A month earlier, lawyers for Hodson indicated in the Supreme Court that he would plead guilty. It became obvious he was prepared to give evidence against the two police charged with him. Police sources say he had originally agreed to be an informer to try to protect family members also facing drug charges.
He acted as the inside man for police on at least six drug squad operations — specialising in helping police expose cocaine and ecstasy networks.
Charismatic and likeable, Hodson knew most major crime figures in Melbourne. A carpenter by trade, he had built secret cupboards and storage areas for some of Melbourne’s biggest drug dealers, according to police.
According to an old friend, the Hodsons arrived in Perth in 1974 from Britain. They had married in July 1967, in the city of Wolverhampton. Hodson used his carpentry skills to land a job as a maintenance officer looking after rental properties. He was said to have had a deal with an insurance assessor to rip off the company by submitting over-inflated bills for damaged kitchens.
He began his own building business and was successful enough to buy a luxury home.

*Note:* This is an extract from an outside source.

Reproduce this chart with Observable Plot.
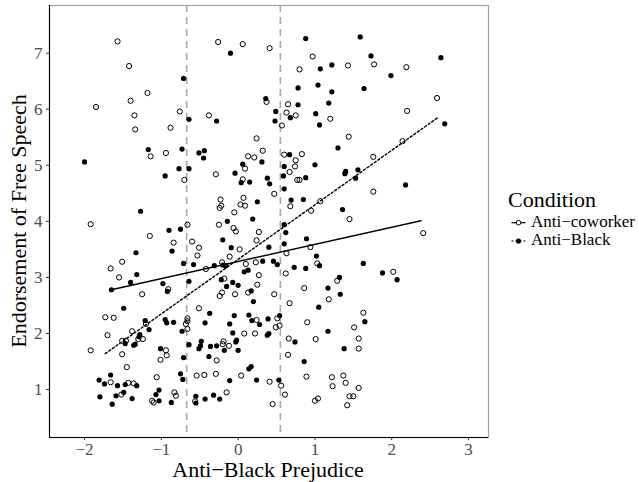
<!DOCTYPE html>
<html><head><meta charset="utf-8">
<script src="https://cdn.jsdelivr.net/npm/d3@7"></script>
<script src="https://cdn.jsdelivr.net/npm/@observablehq/plot@0.6"></script>
<style>body{margin:0;background:#fff}#chart{position:relative;width:639px;height:482px}</style>
</head><body><div id="chart"></div>
<script>
const conditions = ["Anti\u2212coworker", "Anti\u2212Black"];
const legendTitle = "Condition";
const xTitle = "Anti\u2212Black Prejudice";
const yTitle = "Endorsement of Free Speech";
const xTicks = [-2, -1, 0, 1, 2, 3];
const yTicks = [1, 2, 3, 4, 5, 6, 7];
const xDomain = [-2.456, 3.26];
const yDomain = [0.145, 7.85];
const cutoffs = [-0.67, 0.55];

const coworkerX = [-1.57,-1.42,-1.18,-1.40,-1.85,-0.76,-1.35,-0.88,-1.34,-0.26,0.06,0.41,0.97,0.80,1.43,0.37,0.65,0.63,0.75,1.20,0.57,-0.38,0.24,1.44,0.32,1.77,2.19,2.59,2.20,2.14,
-1.14,-0.94,-0.70,-1.92,-0.66,-1.15,-0.84,-0.60,-0.51,-0.53,-1.51,-1.66,-1.55,-0.91,0.13,0.21,0.60,0.83,0.75,0.74,0.67,-0.29,0.09,0.06,0.47,0.77,0.80,-0.23,-0.22,-0.24,
0.07,0.03,0.09,-0.05,0.68,1.07,0.95,1.45,-0.25,-0.06,-0.03,0.27,0.24,0.02,0.63,0.94,-0.11,-0.21,-0.42,0.10,0.23,1.03,0.27,0.62,-0.18,0.25,0.86,1.29,1.76,1.76,
2.41,2.02,-1.25,-0.51,-1.73,-1.62,-1.20,-0.66,-0.66,-0.68,-0.66,-1.38,-1.70,-1.30,-1.24,-1.51,-1.46,-1.92,-1.51,-0.94,-0.93,-1.01,-1.45,-1.06,-0.54,-1.66,-1.43,-1.36,-1.52,-1.12,
-1.10,-0.83,-0.81,-0.56,-0.21,-0.24,-0.04,0.13,0.47,1.18,0.67,0.24,0.51,0.54,0.49,0.90,0.08,0.22,-0.19,-0.20,-0.12,0.66,1.01,0.65,-0.28,-0.44,-0.29,0.04,0.41,0.56,
0.89,1.22,1.23,1.37,1.40,1.45,-0.15,0.61,0.45,1.00,1.04,1.42,1.63,1.51,1.57,1.57,1.57,1.50];
const coworkerY = [7.21,6.77,6.29,6.15,6.04,5.96,5.89,5.67,5.64,7.20,7.16,7.09,6.94,6.71,6.78,6.13,6.09,5.94,5.89,5.83,5.71,5.89,5.48,5.51,5.26,6.80,6.75,6.20,5.97,5.43,
5.16,5.22,4.74,3.95,3.94,3.74,3.62,3.64,3.53,3.39,3.28,3.16,3.00,2.79,5.16,5.14,5.19,5.20,5.09,4.98,4.88,4.84,4.94,4.75,4.49,4.74,4.74,4.39,4.28,4.24,
4.42,4.30,4.28,4.16,4.27,4.36,4.19,4.04,3.94,3.88,3.82,3.81,3.66,3.50,3.43,3.54,3.37,3.27,3.15,3.24,3.27,3.25,3.04,3.07,2.98,2.87,2.81,2.94,5.15,4.53,
3.79,3.10,2.70,2.45,2.29,2.28,2.17,2.27,2.22,2.17,2.08,2.04,1.97,1.90,1.90,1.87,1.87,1.70,1.63,1.70,1.61,1.53,1.40,1.22,1.25,1.13,1.12,1.11,0.91,0.80,
0.77,0.95,0.89,0.79,2.73,2.67,2.70,2.73,2.70,2.61,2.54,2.24,2.27,2.14,2.11,2.20,2.00,2.00,1.86,1.81,1.78,1.91,1.90,1.62,1.52,1.26,1.28,1.25,1.14,1.07,
1.23,1.22,1.06,1.25,1.12,0.88,0.95,0.91,0.74,0.80,0.84,0.72,2.37,2.11,1.91,1.73,1.03,0.88];

const blackX = [-0.71,-0.64,-1.17,-0.73,-0.10,0.88,1.07,1.22,0.78,1.04,1.22,0.36,0.78,1.18,0.49,0.68,1.01,0.48,1.06,-0.28,-0.44,1.30,1.59,1.73,2.64,1.99,1.64,2.69,-2.00,-0.51,
-0.77,-0.64,-0.95,-1.27,-0.90,-0.75,-1.33,-0.86,-0.71,-0.58,-1.32,-1.40,-0.98,-0.64,-1.65,-0.45,0.31,0.67,0.60,0.59,1.00,1.40,1.39,-0.04,0.06,0.04,0.15,0.38,0.41,0.88,
0.60,0.25,0.69,0.85,1.36,-0.14,0.19,0.60,0.62,-0.20,0.89,0.60,-0.09,0.40,1.02,-0.31,-0.20,-0.16,0.32,0.46,0.51,1.06,0.08,0.13,0.73,0.88,-0.22,-0.07,-0.15,0.00,
1.17,1.32,1.56,1.53,2.18,1.63,1.88,2.07,-0.92,-1.49,-1.21,-0.95,-0.93,-0.84,-0.73,-1.16,-1.28,-1.29,-1.34,-1.36,-1.47,-1.01,-0.71,-0.64,-0.51,-0.75,-0.72,-1.66,-1.81,-1.74,
-1.57,-1.47,-1.32,-1.49,-1.59,-1.80,-1.64,-1.38,-1.03,-1.07,-1.03,-0.87,-0.55,-0.55,0.17,0.20,1.33,-0.37,-0.43,-0.05,-0.11,0.14,0.18,0.28,0.39,0.54,1.05,1.17,-0.07,0.38,
0.40,-0.02,-0.03,-0.48,-0.49,-0.36,-0.28,-0.18,0.00,0.74,1.38,-0.38,0.17,0.14,0.86,-0.11,0.24,0.53,-0.43,-0.32,-0.24,1.65];
const blackY = [6.55,5.82,5.28,5.29,7.00,7.26,6.72,6.79,6.38,6.43,6.31,6.19,6.08,6.11,5.96,5.85,5.92,5.79,5.72,5.79,5.26,5.31,7.29,6.95,6.92,6.60,6.37,5.74,5.06,5.22,
4.94,4.94,4.81,4.18,3.84,3.86,3.44,3.47,3.25,3.23,3.05,2.91,2.89,2.93,2.78,5.13,5.06,5.19,4.98,4.81,5.01,4.89,4.85,4.86,5.02,4.69,4.70,4.77,4.67,4.78,
4.58,4.35,4.38,4.39,4.21,4.00,4.04,3.94,3.80,3.67,3.69,3.60,3.53,3.54,3.38,3.21,3.22,3.21,3.29,3.29,3.23,3.21,3.10,3.13,3.18,3.16,2.96,2.91,2.84,2.86,
2.81,3.00,4.92,4.77,4.65,3.25,3.08,2.96,2.75,2.45,2.23,2.25,2.19,2.20,2.04,2.07,1.98,1.94,1.81,1.79,1.82,1.73,1.57,1.80,1.73,1.28,1.18,1.26,1.17,1.10,
1.07,1.09,1.07,0.95,0.89,0.87,0.74,0.84,0.99,0.91,0.80,0.77,0.88,0.76,2.76,2.57,2.70,2.36,2.19,2.32,2.17,2.33,2.23,2.16,2.26,2.32,2.47,2.04,2.01,1.97,
2.00,1.88,1.85,1.86,1.78,1.77,1.78,1.70,1.70,1.85,1.73,1.59,1.41,1.37,1.50,1.16,1.17,1.17,0.83,0.90,0.83,2.21];

const fitCoworkerX = [-1.65, 2.38];
const fitCoworkerY = [2.78, 4.01];
const fitBlackX = [-1.73, 2.61];
const fitBlackY = [1.64, 5.86];

const coworker = coworkerX.map((x, i) => ({x, y: coworkerY[i]}));
const black = blackX.map((x, i) => ({x, y: blackY[i]}));
const fitC = fitCoworkerX.map((x, i) => ({x, y: fitCoworkerY[i]}));
const fitB = fitBlackX.map((x, i) => ({x, y: fitBlackY[i]}));

const fmt = d => (d < 0 ? "\u2212" + Math.abs(d) : String(d));
const font = "'Liberation Serif', 'Times New Roman', serif";
const plot = Plot.plot({
  width: 639, height: 482,
  marginLeft: 49, marginRight: 151, marginTop: 5, marginBottom: 45,
  style: {fontFamily: font, background: "white", overflow: "visible"},
  x: {domain: xDomain, label: null},
  y: {domain: yDomain, label: null},
  marks: [
    Plot.frame({stroke: "#a0a0a0", strokeWidth: 1.2}),
    Plot.ruleX(cutoffs, {stroke: "#a8a8a8", strokeWidth: 1.6, strokeDasharray: "7,5"}),
    Plot.dot(coworker, {x: "x", y: "y", r: 2.6, stroke: "black", strokeWidth: 1, fill: "none"}),
    Plot.dot(black, {x: "x", y: "y", r: 2.6, fill: "black", stroke: "none"}),
    Plot.line(fitC, {x: "x", y: "y", stroke: "black", strokeWidth: 1.4}),
    Plot.line(fitB, {x: "x", y: "y", stroke: "black", strokeWidth: 1.4, strokeDasharray: "2.2,2.2"}),
    Plot.ruleX([xDomain[0]], {stroke: "black", strokeWidth: 1.1}),
    Plot.ruleY([yDomain[0]], {stroke: "black", strokeWidth: 1.1}),
    Plot.axisX({ticks: xTicks, tickFormat: fmt, tickSize: 3, tickPadding: 2, fontSize: 17, fill: "#4d4d4d", stroke: "#333", label: null}),
    Plot.axisY({ticks: yTicks, tickFormat: fmt, tickSize: 3, tickPadding: 4, fontSize: 17, fill: "#4d4d4d", stroke: "#333", label: null})
  ]
});
document.getElementById("chart").appendChild(plot);

const svg = d3.select(plot);
svg.append("text").attr("x", 268).attr("y", 477).attr("text-anchor", "middle")
  .attr("font-family", font).attr("font-size", 22).attr("fill", "black").text(xTitle);
svg.append("text").attr("transform", "translate(26,221) rotate(-90)").attr("text-anchor", "middle")
  .attr("font-family", font).attr("font-size", 22).attr("fill", "black").text(yTitle);

const lg = svg.append("g").attr("font-family", font).attr("text-anchor", "start");
lg.append("text").attr("x", 508).attr("y", 207).attr("text-anchor", "start").attr("font-size", 22).attr("fill", "black").text(legendTitle);
conditions.forEach((c, i) => {
  const cy = 222.7 + i * 18.3;
  lg.append("line").attr("x1", 511.5).attr("x2", 525.5).attr("y1", cy).attr("y2", cy)
    .attr("stroke", "black").attr("stroke-width", 1.2).attr("stroke-dasharray", i === 0 ? null : "2,2");
  lg.append("circle").attr("cx", 518.5).attr("cy", cy).attr("r", i === 0 ? 2.3 : 2.6)
    .attr("fill", i === 0 ? "white" : "black").attr("stroke", i === 0 ? "black" : "none").attr("stroke-width", 1);
  lg.append("text").attr("x", 531).attr("y", cy + 4.3).attr("text-anchor", "start").attr("font-size", 17).attr("fill", "black").text(c);
});
</script></body></html>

The friend said the couple became obsessed with possessions. ‘She (Christine) would vacuum three times a day.’
Hodson was a bookmaker’s son but he had struggled at school and was barely literate. When he made money in Perth, he hired a private tutor to help him with reading and writing. He didn’t need any help with arithmetic, especially counting money.
He built a small business empire in Perth and became involved in a partnership dealing with prestige cars. The story goes that he believed his partner was ripping him off so he hired some oxy-acetylene blowtorch gear and found a safebreaker to get into his partner’s safe. But a neighbour came by to feed the cat and the safebreaker left suddenly, leaving the gear behind.